Stumm und Heftig – Zur Eröffnung der Ausstellung Fundament im Fluss (2015)
Matthias Lechner ist ein Maler. Er malt Bilder. Das Handwerk hat er bei Anton Lehmden gelernt, einem Altmeister österreichischer Malerei.
Matthias Lechner malt mit Ölfarbe und Tempera auf Leinwand und Holz. In früheren Arbeiten ist die Farbe mit breiterem Pinsel pastos aufgetragen worden. Dann wurde die Malweise zunehmend feiner. Die letzten Werke entstehen aus einer Unzahl feiner Striche mit winzigem Pinsel, zeitlich enorm aufwendig, Werke großer Geduld und Konzentration. Die Formate sind klein bis mittelgroß. Bei früheren Bildern hat sich Matthias Lechner vom Verlauf der Arbeit leiten lassen, die Inhalte sind gewissermaßen im Prozess des Malens entstanden. Später wurden die Bilder genau entworfen, die Inhalte werden komplexer, vielschichtig. Vielfach sind deformierte Figuren zu sehen, Landschaften; mehrere Horizonte und perspektivische Konstruktionen tauchen auf.

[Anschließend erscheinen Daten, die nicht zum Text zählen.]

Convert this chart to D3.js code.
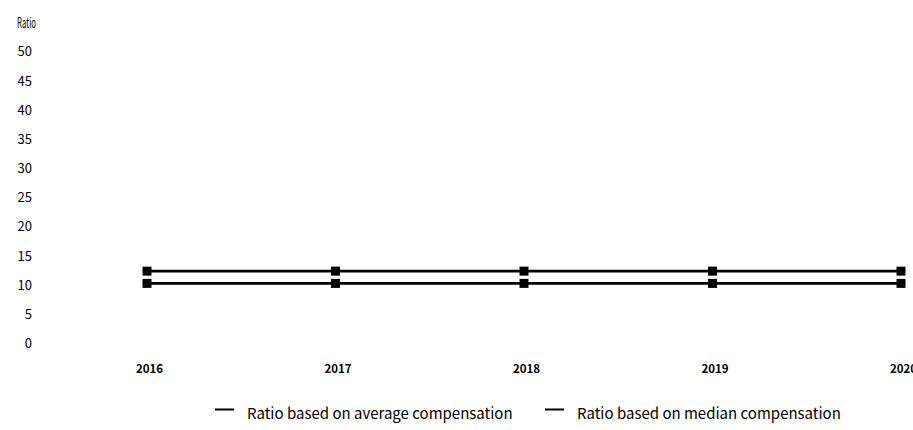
<!DOCTYPE html>
<html>
<head>
<meta charset="utf-8">
<script src="https://cdn.jsdelivr.net/npm/d3@7"></script>
<style>
  html, body { margin: 0; padding: 0; background: #fff; }
  svg { display: block; }
  text { font-family: "Noto Sans CJK KR", "Noto Sans", sans-serif; fill: #000; }
</style>
</head>
<body>
<svg id="chart" width="913" height="430"></svg>
<script>
// Pay ratio data by year
const years = ["2016", "2017", "2018", "2019", "2020"];
const averageRatio = [12.4, 12.4, 12.4, 12.4, 12.4];
const medianRatio = [10.3, 10.3, 10.3, 10.3, 10.3];
const yTicks = [0, 5, 10, 15, 20, 25, 30, 35, 40, 45, 50];
const seriesNames = ["Ratio based on average compensation", "Ratio based on median compensation"];
const yTitle = "Ratio";

const series = [
  { name: seriesNames[0], values: averageRatio },
  { name: seriesNames[1], values: medianRatio }
];

const svg = d3.select("#chart");

const x = d3.scalePoint().domain(years).range([147, 901]);
const y = d3.scaleLinear().domain([0, 50]).range([343.5, 51.7]);

// Y axis: labels only
const yAxis = d3.axisLeft(y).tickValues(yTicks).tickSize(0).tickPadding(0);
const yg = svg.append("g").attr("transform", "translate(32,0)").call(yAxis);
yg.select(".domain").remove();
yg.selectAll("text").attr("font-size", 13).attr("font-family", "'Noto Sans CJK KR', sans-serif").attr("fill", "#000");

// Axis title, set in a narrow face
svg.append("text")
  .attr("x", 17).attr("y", y(50) - 29)
  .attr("dy", "0.35em")
  .attr("font-size", 14)
  .attr("textLength", 19)
  .attr("lengthAdjust", "spacingAndGlyphs")
  .text(yTitle);

// X axis: bold year labels
const xAxis = d3.axisBottom(x).tickSize(0).tickPadding(0);
const xg = svg.append("g").attr("transform", "translate(2,365)").call(xAxis);
xg.select(".domain").remove();
xg.selectAll("text").attr("font-size", 11.5).attr("font-weight", "bold")
  .attr("font-family", "'Noto Sans CJK KR', sans-serif").attr("fill", "#000");

// Lines and square markers
const line = d3.line().x((d, i) => x(years[i])).y(d => y(d));
const g = svg.append("g");
series.forEach(s => {
  g.append("path")
    .datum(s.values)
    .attr("d", line)
    .attr("fill", "none")
    .attr("stroke", "#000")
    .attr("stroke-width", 2.6);
  g.selectAll(null)
    .data(s.values)
    .enter().append("rect")
    .attr("x", (d, i) => x(years[i]) - 4.5)
    .attr("y", d => y(d) - 4.5)
    .attr("width", 9).attr("height", 9)
    .attr("fill", "#000");
});

// Legend
const legendX = [215, 545];
const legendY = 416;
series.forEach((s, i) => {
  const lg = svg.append("g").attr("transform", `translate(${legendX[i]},${legendY})`);
  lg.append("line").attr("x1", 0).attr("x2", 19).attr("y1", -6.5).attr("y2", -6.5)
    .attr("stroke", "#000").attr("stroke-width", 2);
  lg.append("text").attr("x", 32).attr("y", 3)
    .attr("font-size", 15).text(s.name);
});
</script>
</body>
</html>
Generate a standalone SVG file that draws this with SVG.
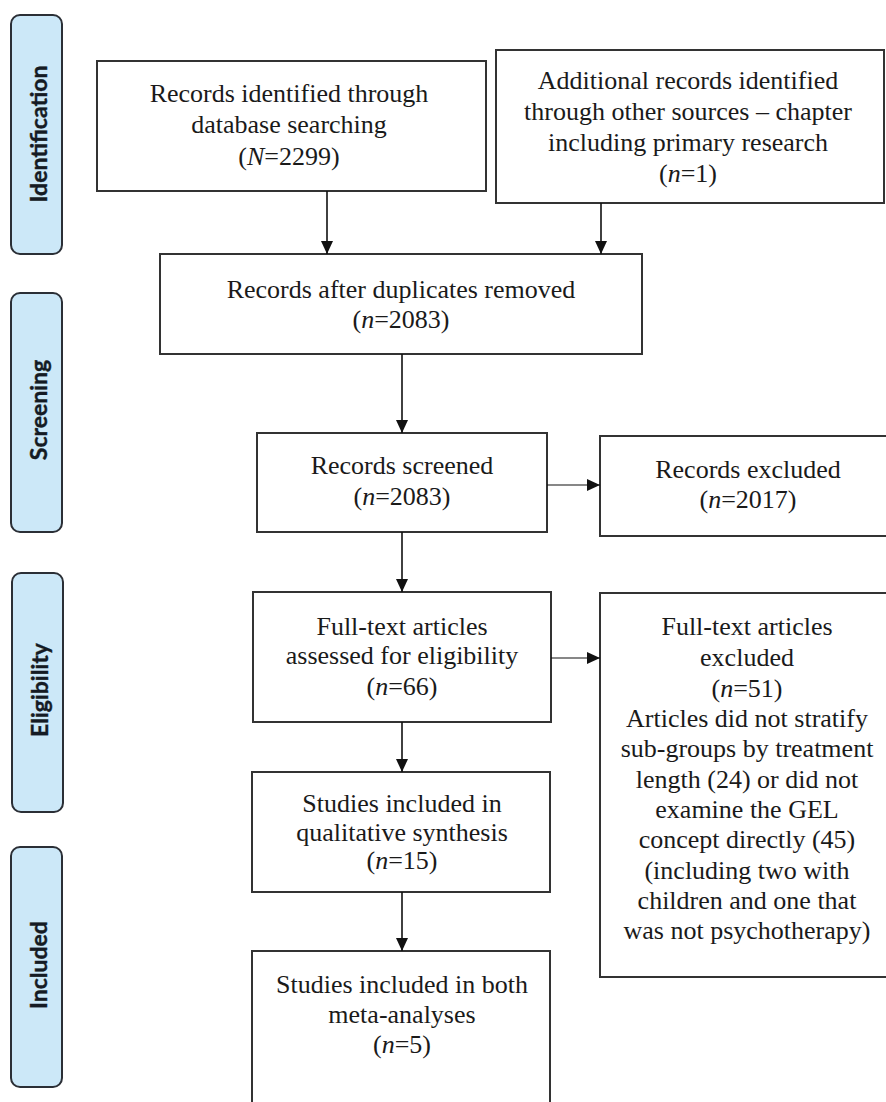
<svg xmlns="http://www.w3.org/2000/svg" width="886" height="1102" viewBox="0 0 886 1102">
<defs>
<style>
.phase rect{fill:#cce8f8;stroke:#2b2f36;stroke-width:2}
.phase text{font-family:Lato,"Open Sans",sans-serif;font-weight:bold;font-size:23px;fill:#151b24;stroke:#151b24;stroke-width:0.4;text-anchor:middle;dominant-baseline:central}
.box rect{fill:#fff;stroke:#333;stroke-width:2}
.box text{font-family:"Liberation Serif","Times New Roman",serif;font-size:26px;fill:#1a1a1a;text-anchor:middle}
.i{font-style:italic}
.conn line{stroke:#111;stroke-width:1.6}
.conn line.h{stroke-width:1.1}
</style>
<marker id="ah" markerUnits="userSpaceOnUse" markerWidth="13" markerHeight="12" viewBox="0 0 13 12" refX="13" refY="6" orient="auto">
<path d="M0,0 L13,6 L0,12 z" fill="#111"/>
</marker>
</defs>
<rect width="886" height="1102" fill="#fff"/>

<g id="phase-identification" class="phase">
<rect x="11" y="15" width="51" height="239" rx="9"/>
<text transform="rotate(-90 38 134)" x="38" y="134">Identification</text>
</g>
<g id="phase-screening" class="phase">
<rect x="11" y="293" width="51" height="239" rx="9"/>
<text transform="rotate(-90 38 410)" x="38" y="410">Screening</text>
</g>
<g id="phase-eligibility" class="phase">
<rect x="12" y="573" width="51" height="239" rx="9"/>
<text transform="rotate(-90 39 690)" x="39" y="690">Eligibility</text>
</g>
<g id="phase-included" class="phase">
<rect x="11" y="847" width="51" height="240" rx="9"/>
<text transform="rotate(-90 38 965)" x="38" y="965">Included</text>
</g>

<g id="node-db-records" class="box">
<rect x="97" y="61" width="389" height="130"/>
<text x="289" y="102">Records identified through</text>
<text x="289" y="133">database searching</text>
<text x="289" y="165">(<tspan class="i">N</tspan>=2299)</text>
</g>
<g id="node-other-records" class="box">
<rect x="496" y="50" width="388" height="153"/>
<text x="688" y="89">Additional records identified</text>
<text x="688" y="120">through other sources – chapter</text>
<text x="688" y="151">including primary research</text>
<text x="688" y="182">(<tspan class="i">n</tspan>=1)</text>
</g>
<g id="node-dedup" class="box">
<rect x="160" y="254" width="482" height="100"/>
<text x="401" y="298">Records after duplicates removed</text>
<text x="401" y="328">(<tspan class="i">n</tspan>=2083)</text>
</g>
<g id="node-screened" class="box">
<rect x="257" y="433" width="290" height="99"/>
<text x="402" y="474">Records screened</text>
<text x="402" y="505">(<tspan class="i">n</tspan>=2083)</text>
</g>
<g id="node-excluded" class="box">
<rect x="600" y="436" width="292" height="100"/>
<text x="748" y="478">Records excluded</text>
<text x="748" y="508">(<tspan class="i">n</tspan>=2017)</text>
</g>
<g id="node-fulltext" class="box">
<rect x="253" y="592" width="298" height="130"/>
<text x="402" y="635">Full-text articles</text>
<text x="402" y="664">assessed for eligibility</text>
<text x="402" y="695">(<tspan class="i">n</tspan>=66)</text>
</g>
<g id="node-fulltext-excluded" class="box">
<rect x="600" y="593" width="292" height="384"/>
<text x="747" y="635">Full-text articles</text>
<text x="747" y="666">excluded</text>
<text x="747" y="697">(<tspan class="i">n</tspan>=51)</text>
<text x="747" y="727">Articles did not stratify</text>
<text x="747" y="757">sub-groups by treatment</text>
<text x="747" y="788">length (24) or did not</text>
<text x="747" y="818">examine the GEL</text>
<text x="747" y="848">concept directly (45)</text>
<text x="747" y="879">(including two with</text>
<text x="747" y="909">children and one that</text>
<text x="747" y="939">was not psychotherapy)</text>
</g>
<g id="node-qualitative" class="box">
<rect x="252" y="772" width="298" height="120"/>
<text x="402" y="812">Studies included in</text>
<text x="402" y="841">qualitative synthesis</text>
<text x="402" y="869">(<tspan class="i">n</tspan>=15)</text>
</g>
<g id="node-meta" class="box">
<rect x="252" y="951" width="298" height="200"/>
<text x="402" y="993">Studies included in both</text>
<text x="402" y="1023">meta-analyses</text>
<text x="402" y="1053">(<tspan class="i">n</tspan>=5)</text>
</g>

<g id="connectors" class="conn">
<line x1="327" y1="191" x2="327" y2="254" marker-end="url(#ah)"/>
<line x1="601" y1="203" x2="601" y2="254" marker-end="url(#ah)"/>
<line x1="402" y1="354" x2="402" y2="433" marker-end="url(#ah)"/>
<line class="h" x1="547" y1="485" x2="600" y2="485" marker-end="url(#ah)"/>
<line x1="402" y1="532" x2="402" y2="592" marker-end="url(#ah)"/>
<line class="h" x1="551" y1="658" x2="600" y2="658" marker-end="url(#ah)"/>
<line x1="402" y1="722" x2="402" y2="772" marker-end="url(#ah)"/>
<line x1="402" y1="892" x2="402" y2="951" marker-end="url(#ah)"/>
</g>
</svg>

Die Bilder sind ruhig und wirken zugleich mit Wucht. Hier ist von etwas intensiv die Rede. Der Betrachter erfährt aber nicht, wovon. Diesen Bildern ist ein merkwürdiges Schweigen zu eigen, sie verweigern sich in aller Heftigkeit jeder Werbung oder Propaganda. Kein Aufruf, keine Warnung, kein Protest – aber etwas wie ein stummer Schrei. Etwas selbstvergessen Verzehrtes – wovon?
Immer wieder zerfließen die Gestalten, sind im Übergang von einer Form in eine andere, Metamorphosen sind ein durchgehendes Thema. Die Bilder entstammen der Phantasie des Künstlers, es gibt keine Erzählungen, keine Geschichten, nichts Illustratives und auch nichts Psychologisches. Es wäre falsch, vom bildlich Dargestellten auf Empfindungen, innere Zustände oder Erfahrungen des
Künstlers schließen zu wollen. Diese Bilder sind reine Bilder, stehen aber in der Tradition der europäischen Bildwelt. Das Figürliche, die Landschaft, die Architektur, perspektivische Darstellung – all das enthält viele Verweise auf die Tradition europäischer Malerei. Deutlich sind Bezüge zur Kunst der Renaissance und des Manierismus, aber auch zur Kunst des 20. Jahrhunderts. Wichtig ist es zu
erkennen, dass Berge und andere Gebilde nicht naturalistisch wiedergegeben sind, sondern ihre Gestaltung einem eigenen Gesetz gehorcht. Die Qualität dieser Bildkunst zeigt sich auch darin, dass scheinbar Natürliches aus allgemeinen Formen entwickelt wird.
Etwas Unheimliches, Bedrohliches durchzieht die Bilder. Die Formen wirken, als würden sie von unsichtbaren Mächten angegriffen. Andererseits schaffen die strenge Formgebung, die bis ins kleinste Detail ausgearbeiteten Gebilde dieser Welt etwas Ungewöhnliches: Alles hat hier seinen Platz, Bedrohung und Auflösung sind gebannt. Insofern geht eine große Ruhe aus von diesen Bildern. Sie vergegenwärtigen eine Welt voller Spannung und Gefährdung, die jedoch nicht aus den Fugen gerät.
Es sind Bilder von Gewissheit jenseits äußerer Sicherheiten. Wie geschaffen für die Gegenwart.